Alors qu’on fondait Liberté, la société québécoise affirmait sa volonté de ne plus jamais être plongée dans le gouffre dont elle s’extirpait. Elle se dotait d’outils pour son émancipation. La revue s’inscrivait dans ce mouvement, cherchant à offrir une réflexion au long cours, commune, immense, pour la suite des choses. Elle se donnait pour mission de réfléchir à ce que nous voulions être et comment, par l’art et l’engagement, nous pourrions le devenir.

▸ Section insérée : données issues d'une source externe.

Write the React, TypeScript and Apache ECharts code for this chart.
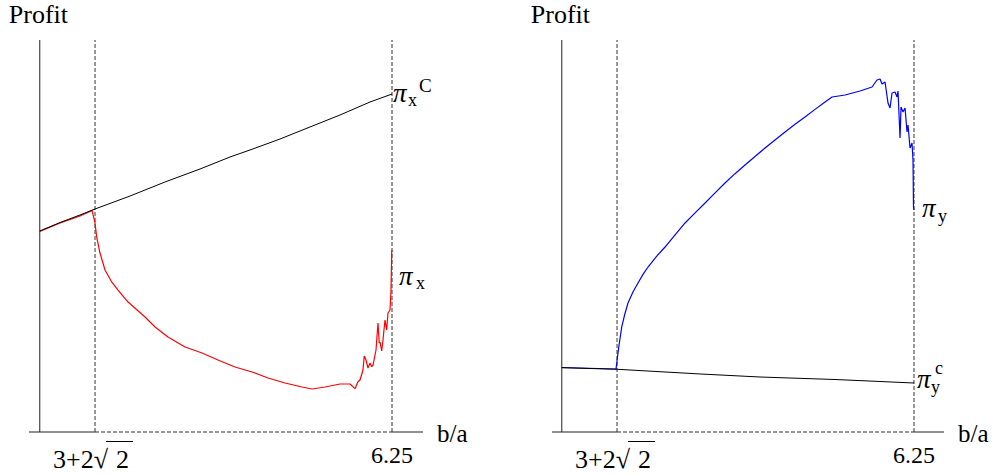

Est-ce à dire que nous sommes libres, effectivement émancipés? Un déplacement s’est opéré depuis la fondation de la revue; aujourd’hui il faut s’appliquer à résister à la marchandisation de tout et au sacrifice de la justice et du sens sur l’autel de l’efficience et de la rentabilité, mais nous croyons que Liberté a le devoir de se poser ces mêmes questions, de les adapter à son époque, et de les garder devant elle comme le bâton du sourcier. Comment créer un espace de réflexion qui ne soit pas lisse et standardisé, répétant à son insu les processus amenant à l’homogénéité des discours, à leur normalisation; comment créer un espace, donc, qui soit au contraire imparfait, inachevé en quelque sorte parce qu’ouvert, parce qu’acceptant les aspérités et les nuances de la voix, les textures innombrables venant de la parole, le mouvement issu du vivant, les gestes fragiles, incertains et courageux? Comment faire entendre ces voix, rauques, pensives, balbutiantes et fortes, qui n’ont jamais fini de sonder la profondeur du monde et sa beauté? Comment offrir un espace de solidarité et de bienveillance qui soit aussi capable de faire surgir l’irrévérence? Nous voulons accueillir ce qui dépasse; des choses et des mots irrécupérables et irrecevables par un système qui aplanit et digère tout pour le reprendre à son compte. Nous voulons voir, entendre et sentir ce qui affleure, nous voulons inclure, ouvrir une fenêtre; nous voulons respirer!